Nankeen printing is done by hand in Shanghai, China, using a 3,000 year-old indigo dye and soy-paste resist technique. The dye process unfolds over three months. Though similar to both Indonesian batik and Japanese katazome, Nankeen dyeing is truly unique among global dyeing traditions.
Artisans apply a thick soy-bean and lime paste to cottons through hand-cut, oiled screens. After an extended period of shade drying, the stencils are positioned on the back side of the fabric to match the pasted front, and the paste process is repeated. Though it isn't necessary to apply paste to both sides, we feel the resulting whites are crisper. The double paste prevents indigo from leaking in through the backside and staining the fabric through the backside.
A week or two later, once the soypaste is fully dry, the craftsmen stretch the soy-pasted fabrics onto giant iron spools.
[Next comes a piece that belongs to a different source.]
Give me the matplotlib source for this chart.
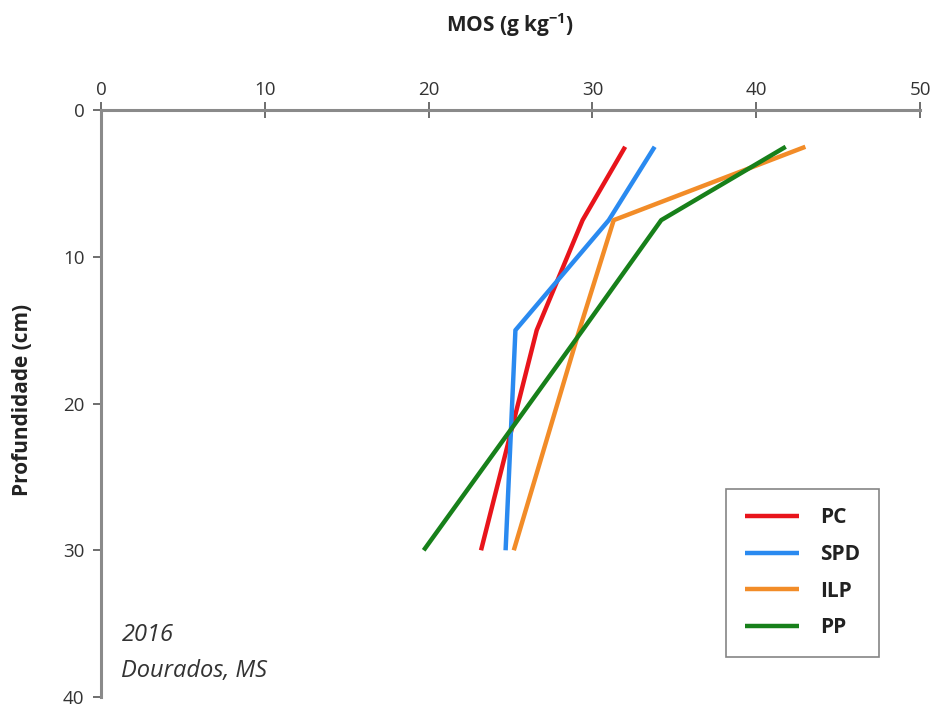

The spools, with their spirals of hooks on top and bottom, clip the fabric steadily in place to prevent the sides of the fabric from rubbing one another. The artists suspend the giant spools from a pulley system and systematically lower and raise the spools in and out of the indigo baths. They repeat this process around a dozen times. The dried soy-paste creates a hard shell through which the indigo dye cannot pass.
Indigo is a natural plant dye which has been fermented, dried, and dissolved into a water bath, as seen here. Indigo must repeatedly soak the natural fibers, allowing intermittent periods of air-dry, to properly color the fabric blue. Upon first oxidation, the exposed fabric is barely colored, and at each subsequent dip, it gains a more and more vibrant blue.
The fabric is later hung to dry. Artisans scrape the paste carefully away by knife to reveal crisp white and navy patterns, and then wash the fabric to remove excess indigo pigment and soy-paste. As Nankeen artisans have done for many generations, they drape the damp lengths of cotton over bamboo poles to dry in the breeze.